Objective: Only a number is wanted: how many lines in the listing contain the word "this"?

------------------------------------------------------------

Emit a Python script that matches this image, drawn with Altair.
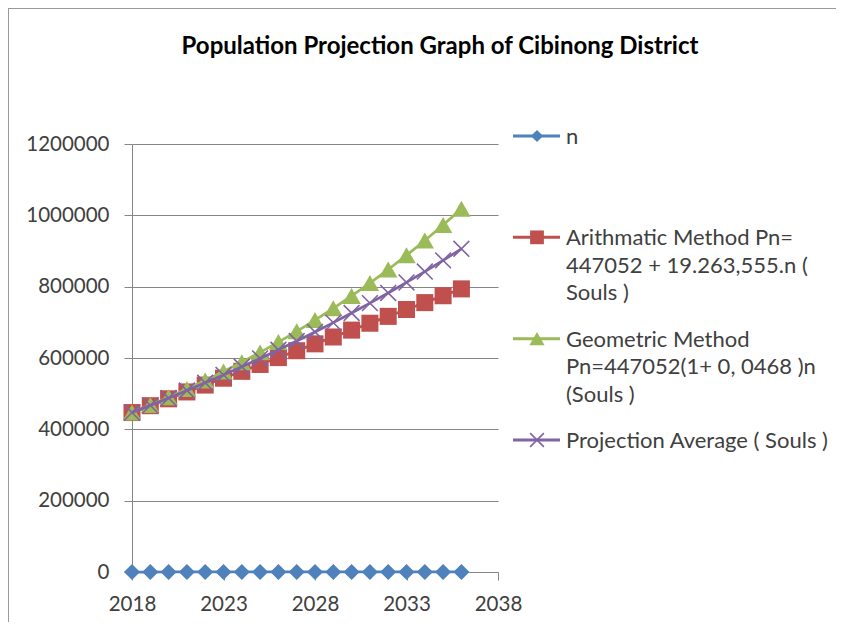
import altair as alt
import pandas as pd

# ---- data ----
years = [2018, 2019, 2020, 2021, 2022, 2023, 2024, 2025, 2026, 2027,
         2028, 2029, 2030, 2031, 2032, 2033, 2034, 2035, 2036]
n_values = [0, 1, 2, 3, 4, 5, 6, 7, 8, 9, 10, 11, 12, 13, 14, 15, 16, 17, 18]
arith_values = [447052, 466316, 485579, 504843, 524106, 543370, 562633, 581897,
                601160, 620424, 639688, 658951, 678215, 697478, 716742, 736005,
                755269, 774532, 793796]
geo_values = [447052, 467974, 489875, 512801, 536801, 561922, 588221, 615749,
              644566, 674732, 706309, 739364, 773966, 810187, 848104, 887796,
              929345, 972838, 1018367]
avg_values = [447052, 467145, 487727, 508822, 530454, 552646, 575427, 598823,
              622863, 647578, 672999, 699158, 726091, 753833, 782423, 811901,
              842307, 873685, 906082]

series_names = ["n", "Arithmatic Method", "Geometric Method", "Projection Average"]
legend_labels = [
    "n",
    "\u00a0Arithmatic Method Pn=|447052 + 19.263,555.n (|Souls )",
    "Geometric Method|Pn=447052(1+ 0, 0468 )n|(Souls )",
    "Projection Average ( Souls )",
]
series_colors = ["#4F81BD", "#C0504D", "#9BBB59", "#8064A2"]
x_ticks = [2018, 2023, 2028, 2033, 2038]
y_ticks = [0, 200000, 400000, 600000, 800000, 1000000, 1200000]

FONT = "Lato"
GRID = "#868686"
LABEL = "#404040"

# ---- tables ----
rows = []
for name, vals in zip(series_names, [n_values, arith_values, geo_values, avg_values]):
    for yr, v in zip(years, vals):
        rows.append({"year": yr, "value": v, "series": name})
df = pd.DataFrame(rows)
leg_df = pd.DataFrame({"series": series_names, "label": legend_labels})

x_enc = alt.X(
    "year:Q",
    title=None,
    scale=alt.Scale(domain=[2018, 2038], nice=False, zero=False),
    axis=alt.Axis(values=x_ticks, format="d", grid=False, domainColor=GRID,
                  tickColor=GRID, tickSize=8, labelPadding=14, labelFlush=False,
                  labelOverlap=False, labelFont=FONT, labelFontSize=20.5,
                  labelColor=LABEL),
)
y_enc = alt.Y(
    "value:Q",
    title=None,
    scale=alt.Scale(domain=[0, 1200000], nice=False),
    axis=alt.Axis(values=y_ticks, format="d", grid=True, gridColor=GRID,
                  gridWidth=1, domainColor=GRID, tickColor=GRID, tickSize=8,
                  labelPadding=15, labelFont=FONT, labelFontSize=20.5,
                  labelColor=LABEL),
)

shapes = ["diamond", "square", "triangle-up", "M-1,-1L1,1M1,-1L-1,1"]
sizes = [260, 290, 340, 250]
leg_sizes = [150, 190, 230, 190]

base = alt.Chart(df)
main_layers = []
for name, col, shp, sz in zip(series_names, series_colors, shapes, sizes):
    sub = base.transform_filter(alt.datum.series == name)
    main_layers.append(
        sub.mark_line(color=col, strokeWidth=2.75).encode(x=x_enc, y=y_enc)
    )
    if shp.startswith("M"):
        pts = sub.mark_point(shape=shp, filled=False, color=col, size=sz,
                             strokeWidth=1.6, opacity=1)
    else:
        pts = sub.mark_point(shape=shp, filled=True, color=col, size=sz, opacity=1)
    main_layers.append(pts.encode(x=x_enc, y=y_enc))

# chart-area frame (left and top edges)
one = alt.Chart(pd.DataFrame({"a": [0]}))
frame_left = one.mark_rule(color="#9A9A9A", strokeWidth=1).encode(
    x=alt.value(-123.5), y=alt.value(-136), y2=alt.value(478))
frame_top = one.mark_rule(color="#9A9A9A", strokeWidth=1).encode(
    x=alt.value(-124), x2=alt.value(704), y=alt.value(-135.5))

main = alt.layer(*main_layers, frame_left, frame_top)

# ---- legend built from the series list ----
leg_y = alt.Y("series:N", axis=None,
              scale=alt.Scale(type="point", domain=series_names,
                              range=[-8, 296], padding=0))
leg_base = alt.Chart(leg_df)
leg_layers = []
for name, col, shp, sz in zip(series_names, series_colors, shapes, leg_sizes):
    sub = leg_base.transform_filter(alt.datum.series == name)
    leg_layers.append(sub.mark_rule(color=col, strokeWidth=3).encode(
        x=alt.value(381), x2=alt.value(428), y=leg_y))
    if shp.startswith("M"):
        p = sub.mark_point(shape=shp, filled=False, color=col, size=sz,
                           strokeWidth=1.6, opacity=1)
    else:
        p = sub.mark_point(shape=shp, filled=True, color=col, size=sz, opacity=1)
    leg_layers.append(p.encode(x=alt.value(405), y=leg_y))
leg_layers.append(
    leg_base.mark_text(align="left", baseline="alphabetic", dy=8, lineBreak="|",
                       lineHeight=27.5, font=FONT, fontSize=22, color=LABEL)
    .encode(x=alt.value(434), y=leg_y, text="label:N")
)
legend = alt.layer(*leg_layers)

chart = (
    alt.layer(main, legend)
    .resolve_scale(y="independent")
    .properties(
        width=366,
        height=428,
        title=alt.TitleParams(
            "Population Projection Graph of Cibinong District",
            font=FONT, fontSize=24, fontWeight="bold", color="#000000",
            anchor="middle", frame="group", offset=0, dx=125, dy=51,
        ),
        padding={"left": 124, "top": 136, "right": 338, "bottom": 50},
        autosize=alt.AutoSizeParams(type="none"),
    )
    .configure_view(stroke=None)
)

chart.save("out.html", embed_options={"renderer": "svg", "actions": False})
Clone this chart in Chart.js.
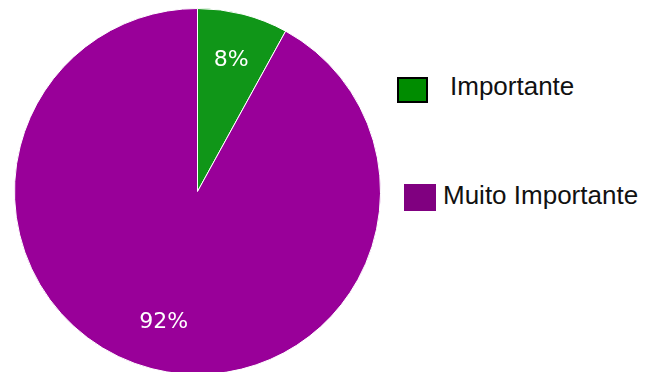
<!DOCTYPE html>
<html>
<head>
<meta charset="utf-8">
<script src="https://cdn.jsdelivr.net/npm/chart.js@4/dist/chart.umd.min.js"></script>
<style>
    html, body { margin: 0; padding: 0; background: #fff; }
    body { width: 646px; height: 372px; position: relative; overflow: hidden; }
    #pieBox { position: absolute; left: 14px; top: 8px; width: 367px; height: 367px; }
    .legend-item { position: absolute; font-family: "Liberation Sans", Arial, sans-serif; font-size: 26px; color: #111; line-height: 1; white-space: nowrap; }
    .legend-box { position: absolute; box-sizing: border-box; }
</style>
</head>
<body>
<div id="pieBox"><canvas id="pieChart"></canvas></div>
<div id="legend"></div>
<script>
const labels = ["Importante", "Muito Importante"];
const values = [8, 92];
const sliceColors = ["#109618", "#990099"];
const legendColors = ["#008c00", "#800080"];

// legend layout is not aligned in the original, so each entry is placed on its own
const legendPlaces = [
    { box: [397, 77, 31, 26], border: "2px solid #000", text: [450, 73] },
    { box: [404, 184, 32, 27], border: "none", text: [443, 182] }
];

const legend = document.getElementById("legend");
legend.innerHTML = labels.map((name, i) => {
    const p = legendPlaces[i];
    return `
        <div class="legend-box" style="left:${p.box[0]}px;top:${p.box[1]}px;width:${p.box[2]}px;height:${p.box[3]}px;background:${legendColors[i]};border:${p.border}"></div>
        <div class="legend-item" style="left:${p.text[0]}px;top:${p.text[1]}px">${name}</div>
    `;
}).join("");

const sliceLabels = {
    id: "sliceLabels",
    afterDatasetsDraw(chart) {
        const ctx = chart.ctx;
        const meta = chart.getDatasetMeta(0);
        const total = values.reduce((a, b) => a + b, 0);
        ctx.save();
        ctx.fillStyle = "#ffffff";
        ctx.font = "22px 'DejaVu Sans'";
        ctx.textAlign = "center";
        ctx.textBaseline = "middle";
        meta.data.forEach((arc, i) => {
            const mid = (arc.startAngle + arc.endAngle) / 2;
            const r = arc.outerRadius * 0.74;
            const x = arc.x + Math.cos(mid) * r;
            const y = arc.y + Math.sin(mid) * r;
            ctx.fillText(Math.round(values[i] / total * 100) + "%", x, y);
        });
        ctx.restore();
    }
};

new Chart(document.getElementById("pieChart"), {
    type: "pie",
    data: {
        labels: labels,
        datasets: [{
            data: values,
            backgroundColor: sliceColors,
            borderColor: "#ffffff",
            borderWidth: 1
        }]
    },
    options: {
        responsive: true,
        maintainAspectRatio: false,
        animation: false,
        plugins: {
            legend: { display: false },
            tooltip: { enabled: false }
        }
    },
    plugins: [sliceLabels]
});
</script>
</body>
</html>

------------------------------------------------------------

Response: 2